|The Infectious Enthusiasm of Ian Boyd|
It's his wildlife knowledge and in particular his ability to identify countless bird songs with infectious and inexhaustible enthusiasm that gets me up at that hideous time on a Saturday morning and keeps me returning year after year for his dawn chorus walk.
The overnight rain filled the air with the earthy fragrance of petrichor as12 welly-clad and bleary-eyed figures met at the start of the Sandown to Cowes cycle path at 4.30am for the Dawn Chorus Walk, part of the annual Isle of Wight Walking Festival. Each time I've been on this walk, I've learnt some amazing things about the wildlife on my doorstep.

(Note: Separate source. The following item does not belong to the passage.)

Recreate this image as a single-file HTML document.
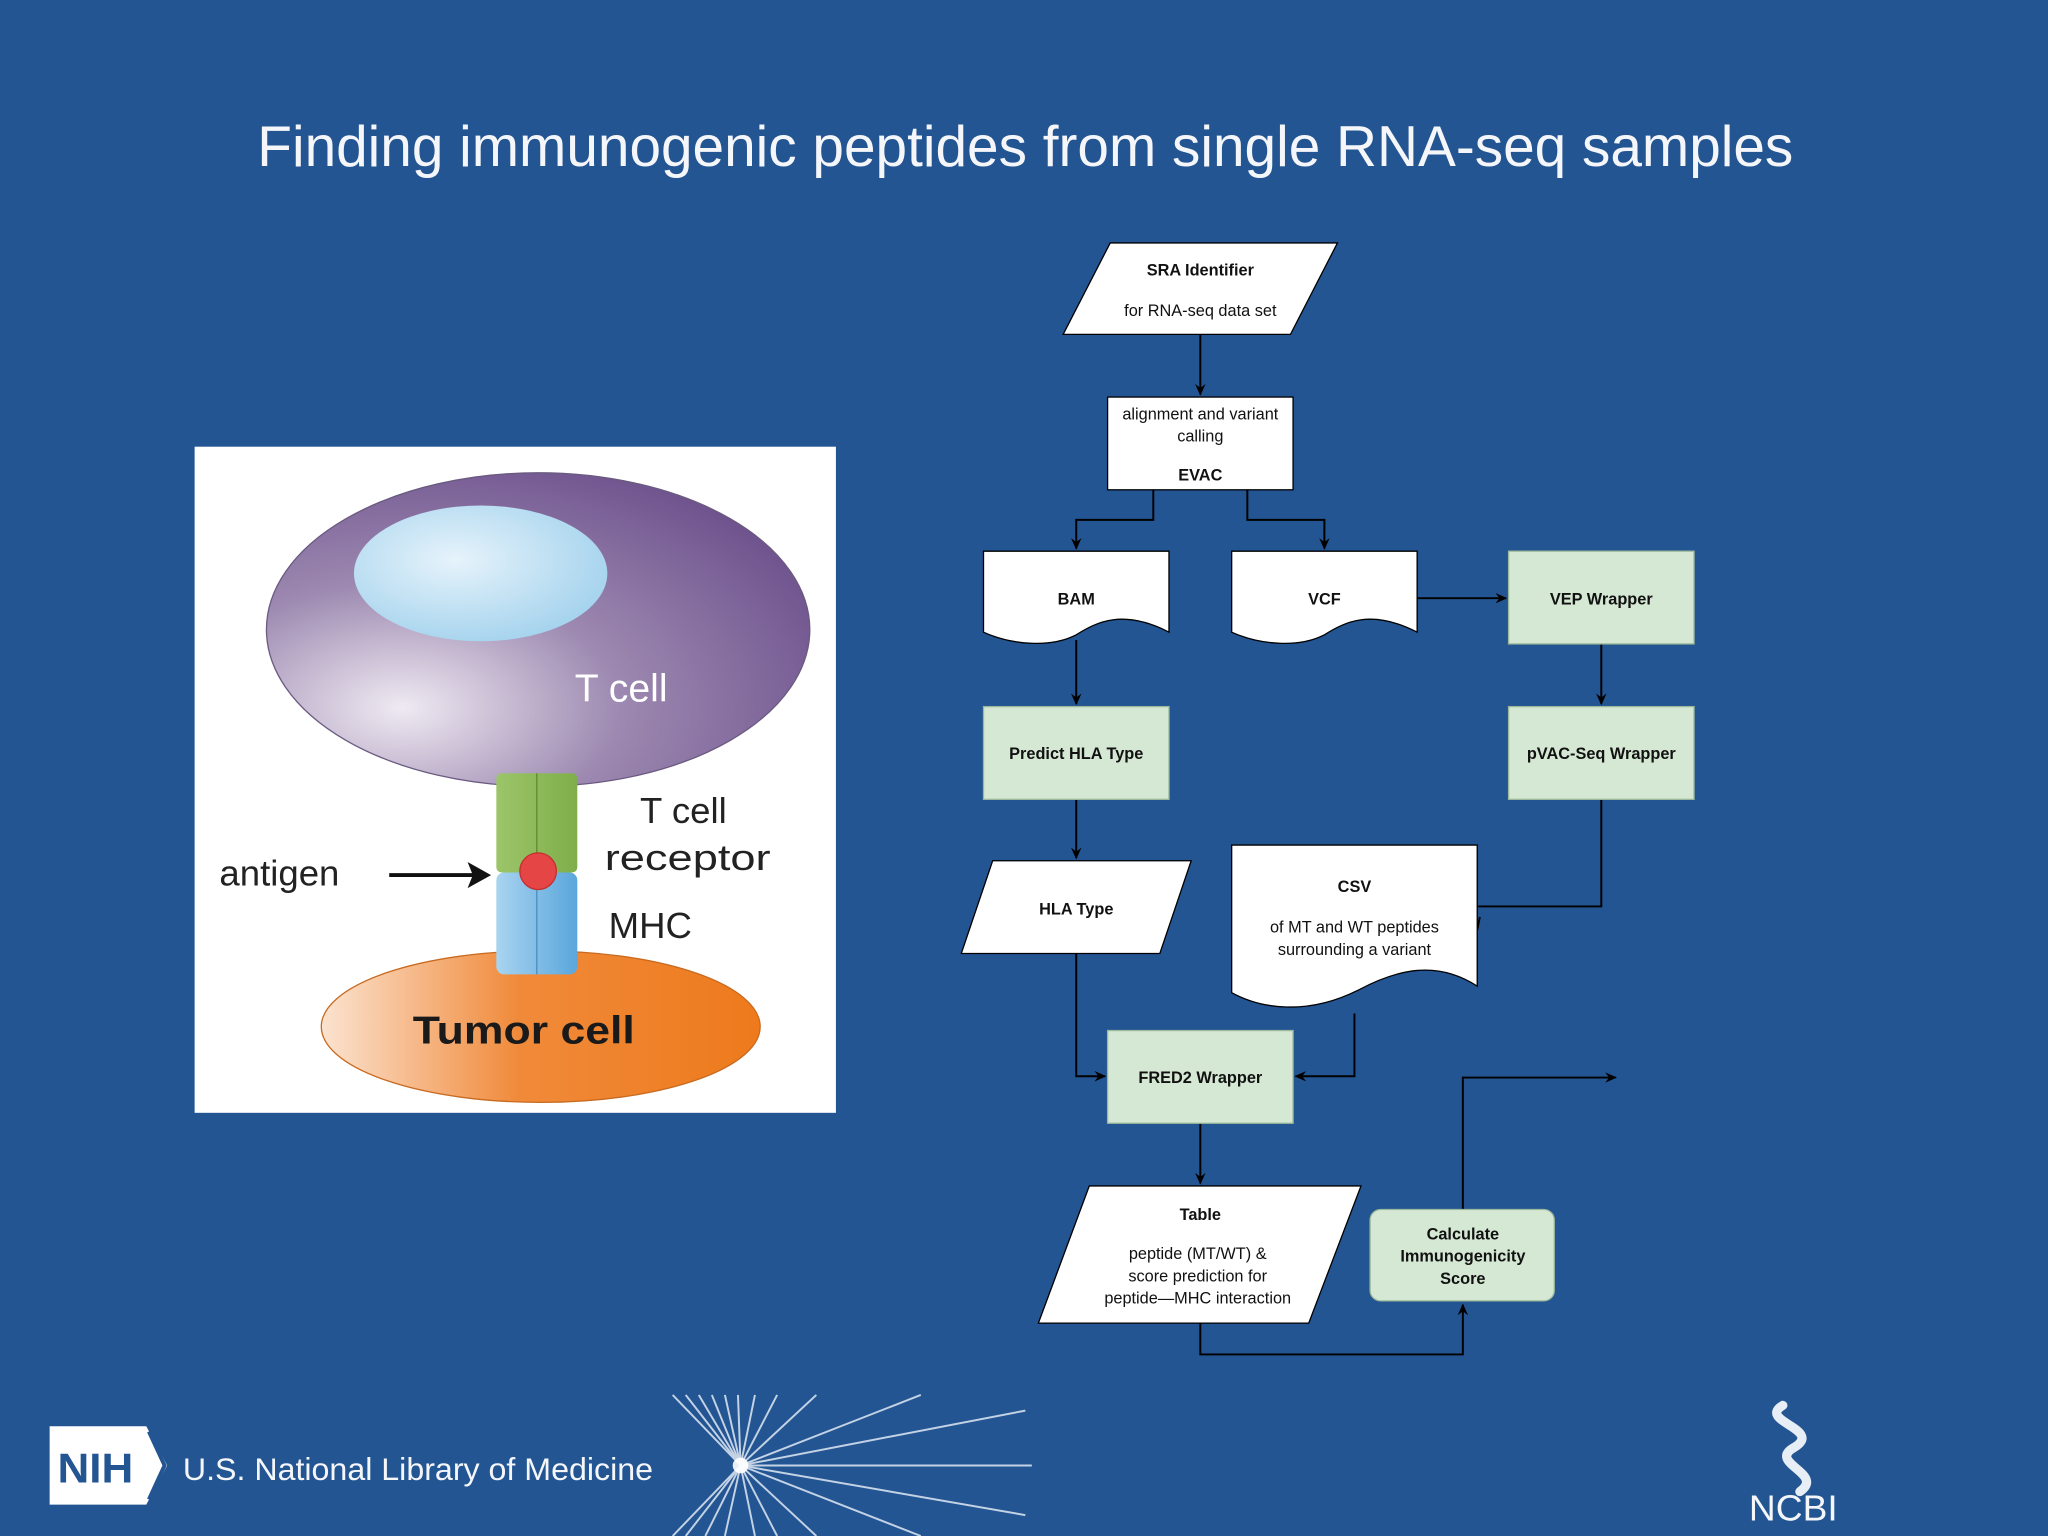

|12 bleary-eyed and enthusiastic dawn chorus walkers|
The answer it seems, could be one of several. It may be too dark to forage making insects and seeds harder to find; it could also be to attract a mate and define their territory, as it's only the males that perform a dawn chorus in the UK. It may also be beneficial for them to sing in low light because they will be less visible to predators. If they've had a good feed the day before and made it through the night, many birds are lost overnight if they've not eaten enough the previous day and it turns cold during the night, they play out a glorious orchestrated and choreographed dawn chorus.
Despite the light rainfall, blackbirds, robins and wrens started first."The ones with the largest eye size to body ratio," Ian told us. A dunnock followed the song thrush and as we walked along the old railway track from Sandown to Alverstone, blackcaps and chiffchaffs joined the feathered alarm clocks as the initial choristers went off in search of food.
Shortly after the mill at Alverstone weir, we arrived at some coppiced woodland and scrubby thicket, an ideal habitat for a nightingale. The nightingale had only been heard once on the dawn chorus walk in the last 6 years and I was lucky enough to be present that time. I hadn't realised how unusual it was to hear a nightingale and it had been so long, I doubt if I would have recognised it again had Ian not suddenly stopped us and excitedly pointed out the incredibly varied song of the nightingale.
We listened in silence for over 5 minutes, amazed at the sometimes electronic sounding trills, runs and embellished warbles from the nightingale. I peered longingly in the direction of the song but despite sounding tantalisingly close, he remained concealed.
On the return loop, we spotted a beautiful chaffinch singing from the branch of an oak tree, a cettis warbler blasted his song as we neared his territory and a lesser white throat played the finale to another delightful dawn chorus walk. None of those birds would I have been able to identify had it not been for the expertise of Ian Boyd.
If you ever get the chance and have the least bit of interest in birds then you must make the effort, and it is an effort, to get up at 4am on the day of the dawn chorus walk.